The variable valve gear of an internal combustion engine according to claim 1 or 2, wherein the connection pin (97) is formed to have an outer peripheral surface continuously extending between both ends in an axial direction.
The variable valve gear of an internal combustion engine according to any one of claims 1 to 3, wherein the press rod (104) is formed to have an outer peripheral surface continuously extending from at least a middle portion in an axial direction to the pressing portion (104a).
The variable valve gear of an internal combustion engine according to any one of claims 1 to 4, wherein the press rod (104) is placed to have an axis (C3) offset from the axis (C2) of the connection pin (97) toward the rocker shaft (78).
The variable valve gear of an internal combustion engine according to any one of claims 1 to 5, wherein a fit hole (100) in which the connection pin (97) is slidably fitted is provided in the first rocker arm (71) in such a manner that a step (114) facing toward the second rocker arm (72) is formed between the accommodating hole (113) and the fit hole (100).

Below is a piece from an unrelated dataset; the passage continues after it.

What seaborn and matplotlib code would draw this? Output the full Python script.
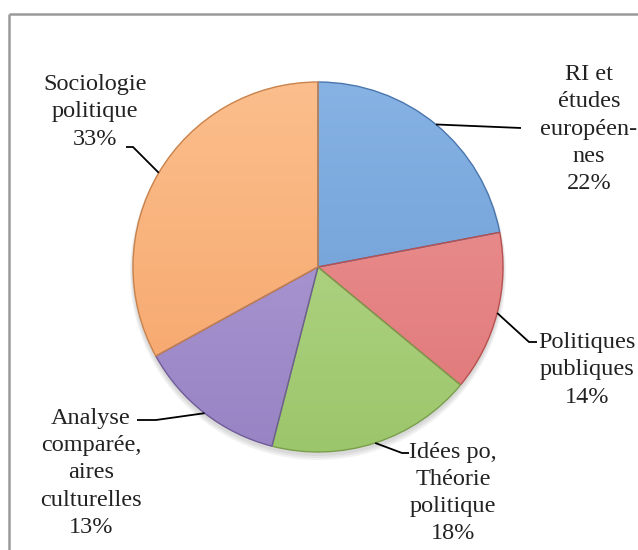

The variable valve gear of an internal combustion engine according to claim 6, wherein the accommodating hole (113) and the fit hole (100) of circular cross section are provided in the first rocker arm (71) to be linked to each other by offsetting an axis (C1) of the accommodating hole (113) from the axis (C2) of the fit hole (100) toward the rocker shaft (78).
The variable valve gear of an internal combustion engine according to any one of claims 1 to 7, wherein a press-rod support hole (106) extending through the support wall (85) such that the press rod (104) is slidably fitted in the press-rod support hole (106), and a rocker-shaft support hole (105) supporting the rocker shaft (78) inserted into the rocker-shaft support hole (105), are provided parallel to each other in the support wall (85), and the press rod (104) is formed in a shape enabling insertion of the press rod (104) into the press-rod support hole (106) from the opposite side to the first rocker arm (71).